When people start to set up a Portfolio Kanban to manage their portfolio, there is often a step where we need to determine how we bring in ideas, and have we then control the flow of those ideas as we evaluate whether we want to do something, or not. We have probably identified a group of people that are the Lean Portfolio Management (LPM, SAFe term, but lets face it there are equivalent groups everywhere). Problem we have is:
We need to set up mechanism by which random ideas (those in the Funnel) take their first step and get into the WIP limited “Reviewing” column (see
https://www.scaledagileframework.com/portfolio-kanban/ for basic discussion here - your Kanban board might be different, but the problem of going to the first step in the board is probably the same).
We need to do this understanding that our LPM meetings are going to have remote participants in many cases.
We need to make sure the funnel doesn’t just get huge requiring constant re-visiting, re-viewing, and so on, creating additional work just because we are managing a huge list.
We need to communicate quickly / transparently what is going to happen with the request to manage stakeholder (requestor) expectations.
We need to make it easy for anyone with a good idea to contribute that idea.
We need to make it easy for leadership to propose ideas, but to also establish a level playing field for LPM to work items and be clear about our expectations of them.
What this means is that we need to set up working agreements around the LPM on how we will process this step. One approach is to use the “Bun Protocol”, perhaps with some specific email conventions, to address. Basic approach is:
Request comes to member of LPM. I am thinking that we publish a list of LPM members, or some specific subset of the LPM. We describe the minimal requirements for a “funnel” item. We don’t expect them to create an entry in the portfolio management tool, but we say that if you want have a request or an idea, you should draft an email with that information, create a subject that is prefixed with “PORTFOLIO IDEA” (for example), and then select a specific LPM member to send it to, and send it to them.

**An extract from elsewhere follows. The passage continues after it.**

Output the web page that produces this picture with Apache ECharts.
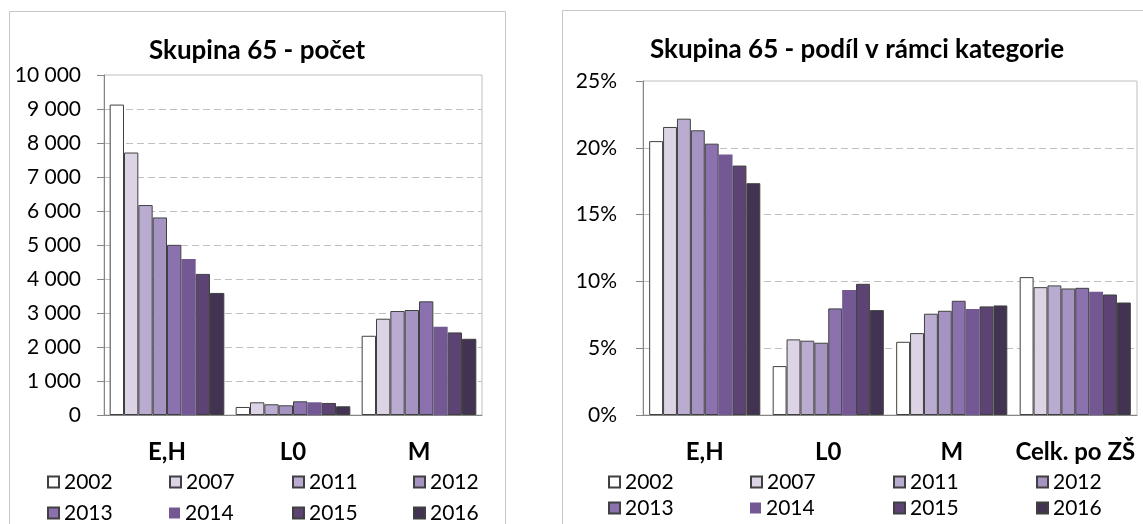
<!DOCTYPE html>
<html>
<head>
<meta charset="utf-8">
<script src="https://cdn.jsdelivr.net/npm/echarts@6/dist/echarts.min.js"></script>
<style>
html,body{margin:0;padding:0;background:#fff}
#main{width:1143px;height:524px}
</style>
</head>
<body>
<div id="main"></div>
<script>
// roky a barvy
var years = ['2002', '2007', '2011', '2012', '2013', '2014', '2015', '2016'];
var colors = ['#FFFFFF', '#DCD3E5', '#BAACD0', '#A593C1', '#8B72AE', '#745894', '#5C4373', '#433352'];

// levy graf - pocet
var catCount = ['E,H', 'L0', 'M'];
var countEH = [9130, 7720, 6175, 5810, 5005, 4590, 4150, 3590];
var countL0 = [236, 374, 315, 285, 403, 374, 354, 256];
var countM = [2330, 2832, 3058, 3088, 3343, 2596, 2429, 2242];

// pravy graf - podil v %
var catShare = ['E,H', 'L0', 'M', 'Celk. po ZŠ'];
var shareEH = [20.5, 21.56, 22.18, 21.31, 20.31, 19.49, 18.67, 17.35];
var shareL0 = [3.66, 5.66, 5.56, 5.41, 7.98, 9.35, 9.82, 7.85];
var shareM = [5.48, 6.13, 7.58, 7.80, 8.55, 7.93, 8.13, 8.20];
var shareTotal = [10.32, 9.57, 9.70, 9.47, 9.52, 9.22, 9.02, 8.42];

var font = 'Lato';
var axisGray = '#868686';

function thousands(v) {
    return String(v).replace(/\B(?=(\d{3})+(?!\d))/g, ' ');
}

var myChart = echarts.init(document.getElementById('main'));

var series = [];
years.forEach(function (y, i) {
    var style = {
        color: colors[i],
        borderColor: '#404040',
        borderWidth: i === 5 ? 0 : 1
    };
    series.push({
        name: y, type: 'bar', xAxisIndex: 0, yAxisIndex: 0,
        barGap: '0%', barCategoryGap: '9%',
        itemStyle: style,
        data: [countEH[i], countL0[i], countM[i]]
    });
    series.push({
        name: y, type: 'bar', xAxisIndex: 1, yAxisIndex: 1,
        barGap: '0%', barCategoryGap: '10%',
        itemStyle: style,
        data: [shareEH[i], shareL0[i], shareM[i], shareTotal[i]]
    });
});

// legendy - kazda polozka zvlast, 2 radky po 4
var legends = [];
var leftX = [47, 169, 292, 413];
var rightX = [608, 750, 893, 1036];
years.forEach(function (y, i) {
    var col = i % 4, row = Math.floor(i / 4);
    var base = {
        data: [y], icon: 'rect', itemWidth: 11, itemHeight: 11, padding: 0,
        textStyle: {fontFamily: font, fontSize: 21, color: '#000', lineHeight: 24}
    };
    legends.push(echarts.util.extend({left: leftX[col], top: row ? 501 : 470}, base));
    legends.push(echarts.util.extend({left: rightX[col], top: row ? 496 : 470}, base));
});

function xAxisFor(cats, idx) {
    return {
        type: 'category', gridIndex: idx, data: cats,
        axisLine: {lineStyle: {color: axisGray}},
        axisTick: {length: 7, lineStyle: {color: axisGray}},
        axisLabel: {interval: 0, fontFamily: font, fontSize: 24, fontWeight: 'bold', color: '#000', margin: 23, lineHeight: 28}
    };
}
function yAxisFor(idx, max, interval, fmt, margin) {
    return {
        type: 'value', gridIndex: idx, min: 0, max: max, interval: interval,
        axisLine: {show: true, lineStyle: {color: axisGray}},
        axisTick: {show: true, length: 7, lineStyle: {color: axisGray}},
        axisLabel: {fontFamily: font, fontSize: 21, color: '#000', margin: margin, formatter: fmt},
        splitLine: {show: true, showMinLine: false, showMaxLine: false, lineStyle: {color: '#BFBFBF', type: [7, 4]}}
    };
}

var option = {
    animation: false,
    backgroundColor: '#fff',
    title: [
        {text: 'Skupina 65 - počet', left: 257, textAlign: 'center', top: 38, padding: 0,
            textStyle: {fontFamily: font, fontSize: 26, fontWeight: 'bold', color: '#000'}},
        {text: 'Skupina 65 - podíl v rámci kategorie', left: 857, textAlign: 'center', top: 37, padding: 0,
            textStyle: {fontFamily: font, fontSize: 26, fontWeight: 'bold', color: '#000'}}
    ],
    legend: legends,
    grid: [
        {left: 104, top: 75, width: 378, height: 340, show: true, borderColor: '#BFBFBF', borderWidth: 1},
        {left: 643, top: 81, width: 494, height: 334, show: true, borderColor: '#BFBFBF', borderWidth: 1}
    ],
    xAxis: [xAxisFor(catCount, 0), xAxisFor(catShare, 1)],
    yAxis: [
        yAxisFor(0, 10000, 1000, thousands, 23),
        yAxisFor(1, 25, 5, function (v) { return v + '%'; }, 26)
    ],
    graphic: [
        {type: 'rect', shape: {x: 9.5, y: 11.5, width: 496, height: 530}, style: {fill: 'none', stroke: '#C6C6C6', lineWidth: 1}, silent: true},
        {type: 'rect', shape: {x: 562.5, y: 10.5, width: 600, height: 530}, style: {fill: 'none', stroke: '#C6C6C6', lineWidth: 1}, silent: true}
    ],
    series: series
};

myChart.setOption(option);
</script>
</body>
</html>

The LPM member is considered to be the “owner” of the request now and remains the owner until is someone else takes the request on or we decide not to proceed. Once the LPM member gets the request they should (at a minimum) review the information with whoever sent it in and create / update a record the portfolio management tool that represents this funnel item. The record will include “date created” so we can track the age of the request and how long it has been in the “Funnel” column.
The LPM member now has a choice:
They could decide that this item has no chance to get to “Reviewing”, given all the other priorities, and so informs the requestor that the item is closed.
They decide that they should not be the champion for the request (limited expertise, capacity, whatever) and so works to do a “warm handoff” to another LPM member (perhaps this is done in email through another convention so we can continue to work remotely). Again the requestor is informed.
They decide that this item should be considered for the “Reviewing column”. At the next LPM meeting and based on the WIP limit of the “Reviewing” column the LPM determines which items are best to bring into Reviewing. I expect that there will be socialization of the idea prior to the LPM meeting, with people beginning to understand who item is for, what it is, why it is important, etc but I do not expect a formal process for this. I expect that the LPM “owner” will properly represent the items they currently own in that meeting, perhaps even bringing in the original requestor to help represent the need.
Once the “Reviewing” column is filled, we need to do an aggressive triage of the remaining items in the Funnel column. I think we should establish a rule like “if its been in Funnel for 6 months, then we close it” or if we feel like we can’t close it, then give it a status (eg “the attic” – a special class of “done”) that basically means we don’t look at it again. For items that we close (or put into the attic), we need to get back to the requestor and inform them.
With working agreements like this, we end up with an average initial review time for new funnel ideas of about 2 weeks (assuming LPM meeting every month). If we use the 6 month idea, average lead time overall for disposition of any new funnel items is about 3 months. Pretty good, I think. This could form the basis of service level agreement for various stakeholders (eg ITOP, customer projects, our own Trains, etc).